** Start of Given records **
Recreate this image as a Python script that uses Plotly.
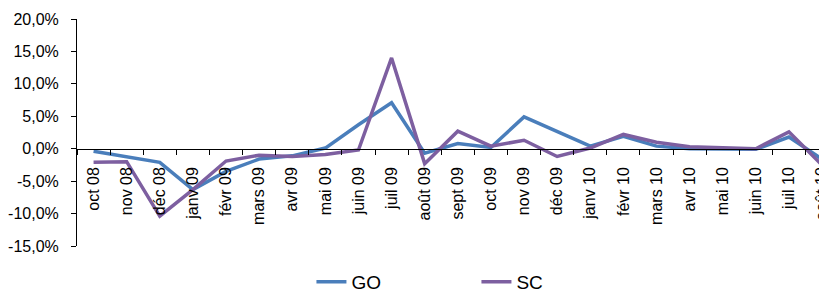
import plotly.graph_objects as go

months = ["oct 08", "nov 08", "déc 08", "janv 09", "févr 09", "mars 09", "avr 09", "mai 09",
          "juin 09", "juil 09", "août 09", "sept 09", "oct 09", "nov 09", "déc 09", "janv 10",
          "févr 10", "mars 10", "avr 10", "mai 10", "juin 10", "juil 10", "août 10"]

go_vals = [-0.004, -0.012, -0.021, -0.063, -0.035, -0.016, -0.011, 0.001, 0.037, 0.071,
           -0.007, 0.008, 0.002, 0.049, 0.027, 0.004, 0.019, 0.004, 0.000, 0.000, -0.001,
           0.018, -0.016]
sc_vals = [-0.021, -0.020, -0.104, -0.063, -0.019, -0.010, -0.012, -0.009, -0.002, 0.140,
           -0.023, 0.027, 0.004, 0.013, -0.012, 0.001, 0.022, 0.010, 0.003, 0.001, 0.000,
           0.026, -0.025]

y_tickvals = [-0.15, -0.10, -0.05, 0.0, 0.05, 0.10, 0.15, 0.20]
y_ticktext = ["-15,0%", "-10,0%", "-5,0%", "0,0%", "5,0%", "10,0%", "15,0%", "20,0%"]

FONT = "Arial, Liberation Sans, sans-serif"

fig = go.Figure()
fig.add_trace(go.Scatter(x=months, y=go_vals, name="GO", mode="lines",
                         line=dict(color="#4A7EBB", width=3.5)))
fig.add_trace(go.Scatter(x=months, y=sc_vals, name="SC", mode="lines",
                         line=dict(color="#7D5FA0", width=3.5)))

fig.update_layout(
    width=819, height=284,
    margin=dict(l=69, r=0, t=11, b=46, autoexpand=False),
    paper_bgcolor="white", plot_bgcolor="white",
    font=dict(family=FONT, color="black"),
    hovermode=False,
    showlegend=True,
    legend=dict(orientation="h", xref="container", yref="container",
                x=0.3705, y=0.0352, xanchor="left", yanchor="middle",
                font=dict(size=19, family=FONT), entrywidth=120,
                bgcolor="rgba(0,0,0,0)"),
    xaxis=dict(
        type="category", range=[-0.5, 22.15],
        anchor="free", position=15/35, automargin=False,
        showline=True, linecolor="black", linewidth=1,
        ticks="outside", ticklen=5, tickcolor="black", tickson="boundaries",
        tickangle=-90, tickfont=dict(size=16, family=FONT),
        ticklabelstandoff=11,
        showgrid=False, zeroline=False,
    ),
    yaxis=dict(
        range=[-0.15, 0.20], tickvals=y_tickvals, ticktext=y_ticktext,
        automargin=False,
        showline=True, linecolor="black", linewidth=1,
        ticks="outside", ticklen=5, tickcolor="black",
        tickfont=dict(size=16, family=FONT), ticklabelstandoff=9,
        showgrid=False, zeroline=False,
    ),
)

fig.write_html("out.html")
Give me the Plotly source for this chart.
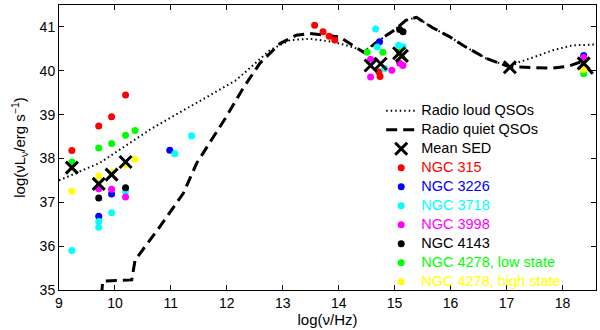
** End of Given records **
● Given exercise: Skip the images and write out the rest of the listing exactly.

● Problem solution:
Recreate this image as a Python script that uses Plotly.
import plotly.graph_objects as go

months = ["oct 08", "nov 08", "déc 08", "janv 09", "févr 09", "mars 09", "avr 09", "mai 09",
          "juin 09", "juil 09", "août 09", "sept 09", "oct 09", "nov 09", "déc 09", "janv 10",
          "févr 10", "mars 10", "avr 10", "mai 10", "juin 10", "juil 10", "août 10"]

go_vals = [-0.004, -0.012, -0.021, -0.063, -0.035, -0.016, -0.011, 0.001, 0.037, 0.071,
           -0.007, 0.008, 0.002, 0.049, 0.027, 0.004, 0.019, 0.004, 0.000, 0.000, -0.001,
           0.018, -0.016]
sc_vals = [-0.021, -0.020, -0.104, -0.063, -0.019, -0.010, -0.012, -0.009, -0.002, 0.140,
           -0.023, 0.027, 0.004, 0.013, -0.012, 0.001, 0.022, 0.010, 0.003, 0.001, 0.000,
           0.026, -0.025]

y_tickvals = [-0.15, -0.10, -0.05, 0.0, 0.05, 0.10, 0.15, 0.20]
y_ticktext = ["-15,0%", "-10,0%", "-5,0%", "0,0%", "5,0%", "10,0%", "15,0%", "20,0%"]

FONT = "Arial, Liberation Sans, sans-serif"

fig = go.Figure()
fig.add_trace(go.Scatter(x=months, y=go_vals, name="GO", mode="lines",
                         line=dict(color="#4A7EBB", width=3.5)))
fig.add_trace(go.Scatter(x=months, y=sc_vals, name="SC", mode="lines",
                         line=dict(color="#7D5FA0", width=3.5)))

fig.update_layout(
    width=819, height=284,
    margin=dict(l=69, r=0, t=11, b=46, autoexpand=False),
    paper_bgcolor="white", plot_bgcolor="white",
    font=dict(family=FONT, color="black"),
    hovermode=False,
    showlegend=True,
    legend=dict(orientation="h", xref="container", yref="container",
                x=0.3705, y=0.0352, xanchor="left", yanchor="middle",
                font=dict(size=19, family=FONT), entrywidth=120,
                bgcolor="rgba(0,0,0,0)"),
    xaxis=dict(
        type="category", range=[-0.5, 22.15],
        anchor="free", position=15/35, automargin=False,
        showline=True, linecolor="black", linewidth=1,
        ticks="outside", ticklen=5, tickcolor="black", tickson="boundaries",
        tickangle=-90, tickfont=dict(size=16, family=FONT),
        ticklabelstandoff=11,
        showgrid=False, zeroline=False,
    ),
    yaxis=dict(
        range=[-0.15, 0.20], tickvals=y_tickvals, ticktext=y_ticktext,
        automargin=False,
        showline=True, linecolor="black", linewidth=1,
        ticks="outside", ticklen=5, tickcolor="black",
        tickfont=dict(size=16, family=FONT), ticklabelstandoff=9,
        showgrid=False, zeroline=False,
    ),
)

fig.write_html("out.html")
Give me the Plotly source for this chart.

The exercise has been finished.